Goal
The records below must be transcribed exactly. Do not include the pictures.

Plotting code records
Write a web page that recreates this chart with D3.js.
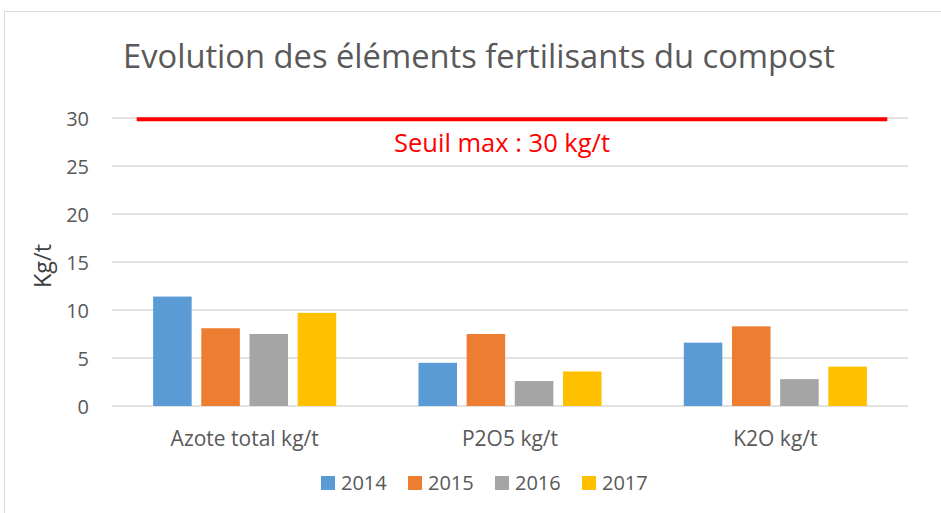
<!DOCTYPE html>
<html>
<head>
<meta charset="utf-8">
<script src="https://cdn.jsdelivr.net/npm/d3@7"></script>
<style>
  body { margin: 0; background: #fff; }
  svg text { font-family: "Open Sans", "Liberation Sans", sans-serif; }
</style>
</head>
<body>
<div id="chart"></div>
<script>
// categories, years and values
const categories = ["Azote total kg/t", "P2O5 kg/t", "K2O kg/t"];
const years = ["2014", "2015", "2016", "2017"];
const v2014 = [11.4, 4.5, 6.6];
const v2015 = [8.1, 7.5, 8.3];
const v2016 = [7.5, 2.6, 2.8];
const v2017 = [9.7, 3.6, 4.1];
const yTicks = [0, 5, 10, 15, 20, 25, 30];
const seuil = 30;
const colors = ["#5B9BD5", "#ED7D31", "#A5A5A5", "#FFC000"];

const series = [v2014, v2015, v2016, v2017];
const data = categories.map((c, i) => ({
  cat: c,
  vals: years.map((y, j) => ({year: y, value: series[j][i]}))
}));

var W = 941, H = 513;
var margin = {top: 118, right: 33, bottom: 107, left: 112},
    width = W - margin.left - margin.right,
    height = H - margin.top - margin.bottom;

var svg = d3.select("#chart").append("svg")
    .attr("width", W)
    .attr("height", H);

// chart area border
svg.append("rect")
   .attr("x", 4.5).attr("y", 11.5)
   .attr("width", W).attr("height", H)
   .attr("fill", "none")
   .attr("stroke", "#d9d9d9");

svg.append("text")
   .attr("x", 479).attr("y", 68)
   .attr("text-anchor", "middle")
   .style("font-size", "32.7px")
   .attr("fill", "#595959")
   .text("Evolution des éléments fertilisants du compost");

var g = svg.append("g")
   .attr("transform", "translate(" + margin.left + "," + margin.top + ")");

var x0 = d3.scaleBand().domain(categories).range([0, width]);
var groupW = x0.bandwidth() * 0.69;
var x1 = d3.scaleBand().domain(years)
   .range([(x0.bandwidth() - groupW) / 2, (x0.bandwidth() + groupW) / 2])
   .paddingInner(0.2);
var y = d3.scaleLinear().domain([0, 30]).range([height, 0]);

// gridlines
g.append("g")
   .selectAll("line")
   .data(yTicks)
   .enter().append("line")
   .attr("x1", 0).attr("x2", width)
   .attr("y1", d => y(d)).attr("y2", d => y(d))
   .attr("stroke", "#d9d9d9")
   .attr("stroke-width", 1.5);

// y tick labels
var yAxis = g.append("g")
   .call(d3.axisLeft(y).tickValues(yTicks).tickSize(0).tickPadding(23));
yAxis.select(".domain").remove();
yAxis.selectAll("text")
   .attr("dy", "0.36em")
   .style("font-size", "20px")
   .style("font-family", "Open Sans, sans-serif")
   .attr("fill", "#595959");

// bars
var groups = g.selectAll(".grp")
   .data(data)
   .enter().append("g")
   .attr("class", "grp")
   .attr("transform", d => "translate(" + x0(d.cat) + ",0)");

groups.selectAll("rect")
   .data(d => d.vals)
   .enter().append("rect")
   .attr("x", d => x1(d.year))
   .attr("width", x1.bandwidth())
   .attr("y", d => y(d.value))
   .attr("height", d => height - y(d.value))
   .attr("fill", (d, i) => colors[i]);

// x axis labels
var xAxis = g.append("g")
   .attr("transform", "translate(0," + height + ")")
   .call(d3.axisBottom(x0).tickSize(0).tickPadding(0));
xAxis.select(".domain").remove();
xAxis.selectAll("text")
   .attr("dy", null)
   .attr("y", 40)
   .style("font-size", "21px")
   .style("font-family", "Open Sans, sans-serif")
   .attr("fill", "#595959");

// threshold line
g.append("line")
   .attr("x1", width * 0.031).attr("x2", width * 0.974)
   .attr("y1", y(seuil) + 1.2).attr("y2", y(seuil) + 1.2)
   .attr("stroke", "#ff0000")
   .attr("stroke-width", 4);

g.append("text")
   .attr("x", width * 0.49).attr("y", y(seuil) + 34)
   .attr("text-anchor", "middle")
   .style("font-size", "25.5px")
   .attr("fill", "#ff0000")
   .text("Seuil max : " + seuil + " kg/t");

// y axis title
svg.append("text")
   .attr("transform", "translate(51,266) rotate(-90)")
   .attr("text-anchor", "middle")
   .style("font-size", "23.5px")
   .attr("fill", "#404040")
   .text("Kg/t");

// legend
var legend = svg.append("g")
   .attr("transform", "translate(321,476)");
var item = legend.selectAll("g")
   .data(years)
   .enter().append("g")
   .attr("transform", (d, i) => "translate(" + i * 87 + ",0)");
item.append("rect")
   .attr("width", 14).attr("height", 14)
   .attr("fill", (d, i) => colors[i]);
item.append("text")
   .attr("x", 20).attr("y", 14)
   .style("font-size", "20px")
   .attr("fill", "#595959")
   .text(d => d);
</script>
</body>
</html>
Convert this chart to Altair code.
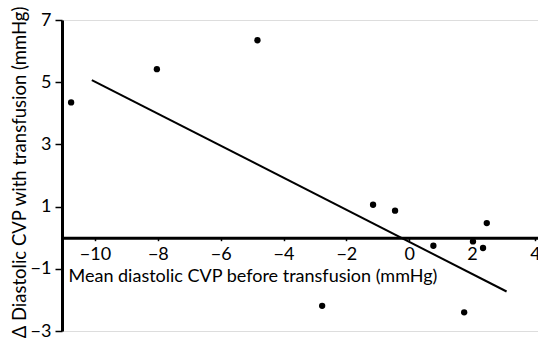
import altair as alt
import pandas as pd

# scatter data
xs = [-10.76, -8.03, -4.83, -1.15, -0.45, 0.77, 2.03, 2.35, 2.47, 1.75, -2.77]
ys = [4.35, 5.42, 6.35, 1.06, 0.87, -0.26, -0.12, -0.33, 0.47, -2.4, -2.19]

# regression line end points
line_x = [-10.1, 3.1]
line_y = [5.07, -1.73]

x_ticks = [-10, -8, -6, -4, -2, 0, 2, 4]
y_ticks = [7, 5, 3, 1, -1, -3]

x_domain = [-11.05, 4.1]
y_domain = [-3, 7]

FONT = "Lato"
W, H = 476, 311
zero_px = H * (y_domain[1] - 0) / (y_domain[1] - y_domain[0])

pts = pd.DataFrame({"x": xs, "y": ys})
ln = pd.DataFrame({"x": line_x, "y": line_y})

xscale = alt.Scale(domain=x_domain, nice=False, zero=False)
yscale = alt.Scale(domain=y_domain, nice=False, zero=False)

xaxis = alt.Axis(
    values=x_ticks, offset=-(H - zero_px), domainWidth=3, domainColor="black",
    tickColor="black", tickSize=3, tickWidth=1.5, labelFontSize=18, labelFont=FONT,
    labelColor="black", labelPadding=5, grid=False,
    title="Mean diastolic CVP before transfusion (mmHg)", titleFont=FONT,
    titleFontSize=18, titleFontWeight="normal", titleColor="black",
    titleAnchor="start", titleAlign="left", titleX=6, titleY=44,
    titleBaseline="alphabetic", labelFlush=False,
)
yaxis = alt.Axis(
    values=y_ticks, domainWidth=3, domainColor="black", tickColor="black",
    tickSize=7, tickWidth=1.5, labelFontSize=18, labelFont=FONT, labelColor="black",
    labelPadding=4, grid=False, labelFlush=False,
    title="Δ Diastolic CVP with transfusion (mmHg)", titleFont=FONT,
    titleFontSize=18.5, titleFontWeight="normal", titleColor="black",
    titleX=-37, titleY=152, titleAngle=270, titleAlign="center",
    titleBaseline="alphabetic",
)

points = alt.Chart(pts).mark_circle(size=40, color="black", opacity=1).encode(
    x=alt.X("x:Q", scale=xscale, axis=xaxis),
    y=alt.Y("y:Q", scale=yscale, axis=yaxis),
)
line = alt.Chart(ln).mark_line(color="black", strokeWidth=2).encode(
    x=alt.X("x:Q", scale=xscale),
    y=alt.Y("y:Q", scale=yscale),
)

chart = alt.layer(points, line).properties(
    width=W, height=H,
    autosize=alt.AutoSizeParams(type="none"),
    padding={"left": 62, "top": 20, "right": 0, "bottom": 16},
).configure_view(stroke=None).configure(background="white")

chart.save("out.html", embed_options={"renderer": "svg", "actions": False})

Finished answer
Write a web page that recreates this chart with D3.js.
<!DOCTYPE html>
<html>
<head>
<meta charset="utf-8">
<script src="https://cdn.jsdelivr.net/npm/d3@7"></script>
<style>
  body { margin: 0; background: #fff; }
  svg text { font-family: "Open Sans", "Liberation Sans", sans-serif; }
</style>
</head>
<body>
<div id="chart"></div>
<script>
// categories, years and values
const categories = ["Azote total kg/t", "P2O5 kg/t", "K2O kg/t"];
const years = ["2014", "2015", "2016", "2017"];
const v2014 = [11.4, 4.5, 6.6];
const v2015 = [8.1, 7.5, 8.3];
const v2016 = [7.5, 2.6, 2.8];
const v2017 = [9.7, 3.6, 4.1];
const yTicks = [0, 5, 10, 15, 20, 25, 30];
const seuil = 30;
const colors = ["#5B9BD5", "#ED7D31", "#A5A5A5", "#FFC000"];

const series = [v2014, v2015, v2016, v2017];
const data = categories.map((c, i) => ({
  cat: c,
  vals: years.map((y, j) => ({year: y, value: series[j][i]}))
}));

var W = 941, H = 513;
var margin = {top: 118, right: 33, bottom: 107, left: 112},
    width = W - margin.left - margin.right,
    height = H - margin.top - margin.bottom;

var svg = d3.select("#chart").append("svg")
    .attr("width", W)
    .attr("height", H);

// chart area border
svg.append("rect")
   .attr("x", 4.5).attr("y", 11.5)
   .attr("width", W).attr("height", H)
   .attr("fill", "none")
   .attr("stroke", "#d9d9d9");

svg.append("text")
   .attr("x", 479).attr("y", 68)
   .attr("text-anchor", "middle")
   .style("font-size", "32.7px")
   .attr("fill", "#595959")
   .text("Evolution des éléments fertilisants du compost");

var g = svg.append("g")
   .attr("transform", "translate(" + margin.left + "," + margin.top + ")");

var x0 = d3.scaleBand().domain(categories).range([0, width]);
var groupW = x0.bandwidth() * 0.69;
var x1 = d3.scaleBand().domain(years)
   .range([(x0.bandwidth() - groupW) / 2, (x0.bandwidth() + groupW) / 2])
   .paddingInner(0.2);
var y = d3.scaleLinear().domain([0, 30]).range([height, 0]);

// gridlines
g.append("g")
   .selectAll("line")
   .data(yTicks)
   .enter().append("line")
   .attr("x1", 0).attr("x2", width)
   .attr("y1", d => y(d)).attr("y2", d => y(d))
   .attr("stroke", "#d9d9d9")
   .attr("stroke-width", 1.5);

// y tick labels
var yAxis = g.append("g")
   .call(d3.axisLeft(y).tickValues(yTicks).tickSize(0).tickPadding(23));
yAxis.select(".domain").remove();
yAxis.selectAll("text")
   .attr("dy", "0.36em")
   .style("font-size", "20px")
   .style("font-family", "Open Sans, sans-serif")
   .attr("fill", "#595959");

// bars
var groups = g.selectAll(".grp")
   .data(data)
   .enter().append("g")
   .attr("class", "grp")
   .attr("transform", d => "translate(" + x0(d.cat) + ",0)");

groups.selectAll("rect")
   .data(d => d.vals)
   .enter().append("rect")
   .attr("x", d => x1(d.year))
   .attr("width", x1.bandwidth())
   .attr("y", d => y(d.value))
   .attr("height", d => height - y(d.value))
   .attr("fill", (d, i) => colors[i]);

// x axis labels
var xAxis = g.append("g")
   .attr("transform", "translate(0," + height + ")")
   .call(d3.axisBottom(x0).tickSize(0).tickPadding(0));
xAxis.select(".domain").remove();
xAxis.selectAll("text")
   .attr("dy", null)
   .attr("y", 40)
   .style("font-size", "21px")
   .style("font-family", "Open Sans, sans-serif")
   .attr("fill", "#595959");

// threshold line
g.append("line")
   .attr("x1", width * 0.031).attr("x2", width * 0.974)
   .attr("y1", y(seuil) + 1.2).attr("y2", y(seuil) + 1.2)
   .attr("stroke", "#ff0000")
   .attr("stroke-width", 4);

g.append("text")
   .attr("x", width * 0.49).attr("y", y(seuil) + 34)
   .attr("text-anchor", "middle")
   .style("font-size", "25.5px")
   .attr("fill", "#ff0000")
   .text("Seuil max : " + seuil + " kg/t");

// y axis title
svg.append("text")
   .attr("transform", "translate(51,266) rotate(-90)")
   .attr("text-anchor", "middle")
   .style("font-size", "23.5px")
   .attr("fill", "#404040")
   .text("Kg/t");

// legend
var legend = svg.append("g")
   .attr("transform", "translate(321,476)");
var item = legend.selectAll("g")
   .data(years)
   .enter().append("g")
   .attr("transform", (d, i) => "translate(" + i * 87 + ",0)");
item.append("rect")
   .attr("width", 14).attr("height", 14)
   .attr("fill", (d, i) => colors[i]);
item.append("text")
   .attr("x", 20).attr("y", 14)
   .style("font-size", "20px")
   .attr("fill", "#595959")
   .text(d => d);
</script>
</body>
</html>
Convert this chart to Altair code.
import altair as alt
import pandas as pd

# scatter data
xs = [-10.76, -8.03, -4.83, -1.15, -0.45, 0.77, 2.03, 2.35, 2.47, 1.75, -2.77]
ys = [4.35, 5.42, 6.35, 1.06, 0.87, -0.26, -0.12, -0.33, 0.47, -2.4, -2.19]

# regression line end points
line_x = [-10.1, 3.1]
line_y = [5.07, -1.73]

x_ticks = [-10, -8, -6, -4, -2, 0, 2, 4]
y_ticks = [7, 5, 3, 1, -1, -3]

x_domain = [-11.05, 4.1]
y_domain = [-3, 7]

FONT = "Lato"
W, H = 476, 311
zero_px = H * (y_domain[1] - 0) / (y_domain[1] - y_domain[0])

pts = pd.DataFrame({"x": xs, "y": ys})
ln = pd.DataFrame({"x": line_x, "y": line_y})

xscale = alt.Scale(domain=x_domain, nice=False, zero=False)
yscale = alt.Scale(domain=y_domain, nice=False, zero=False)

xaxis = alt.Axis(
    values=x_ticks, offset=-(H - zero_px), domainWidth=3, domainColor="black",
    tickColor="black", tickSize=3, tickWidth=1.5, labelFontSize=18, labelFont=FONT,
    labelColor="black", labelPadding=5, grid=False,
    title="Mean diastolic CVP before transfusion (mmHg)", titleFont=FONT,
    titleFontSize=18, titleFontWeight="normal", titleColor="black",
    titleAnchor="start", titleAlign="left", titleX=6, titleY=44,
    titleBaseline="alphabetic", labelFlush=False,
)
yaxis = alt.Axis(
    values=y_ticks, domainWidth=3, domainColor="black", tickColor="black",
    tickSize=7, tickWidth=1.5, labelFontSize=18, labelFont=FONT, labelColor="black",
    labelPadding=4, grid=False, labelFlush=False,
    title="Δ Diastolic CVP with transfusion (mmHg)", titleFont=FONT,
    titleFontSize=18.5, titleFontWeight="normal", titleColor="black",
    titleX=-37, titleY=152, titleAngle=270, titleAlign="center",
    titleBaseline="alphabetic",
)

points = alt.Chart(pts).mark_circle(size=40, color="black", opacity=1).encode(
    x=alt.X("x:Q", scale=xscale, axis=xaxis),
    y=alt.Y("y:Q", scale=yscale, axis=yaxis),
)
line = alt.Chart(ln).mark_line(color="black", strokeWidth=2).encode(
    x=alt.X("x:Q", scale=xscale),
    y=alt.Y("y:Q", scale=yscale),
)

chart = alt.layer(points, line).properties(
    width=W, height=H,
    autosize=alt.AutoSizeParams(type="none"),
    padding={"left": 62, "top": 20, "right": 0, "bottom": 16},
).configure_view(stroke=None).configure(background="white")

chart.save("out.html", embed_options={"renderer": "svg", "actions": False})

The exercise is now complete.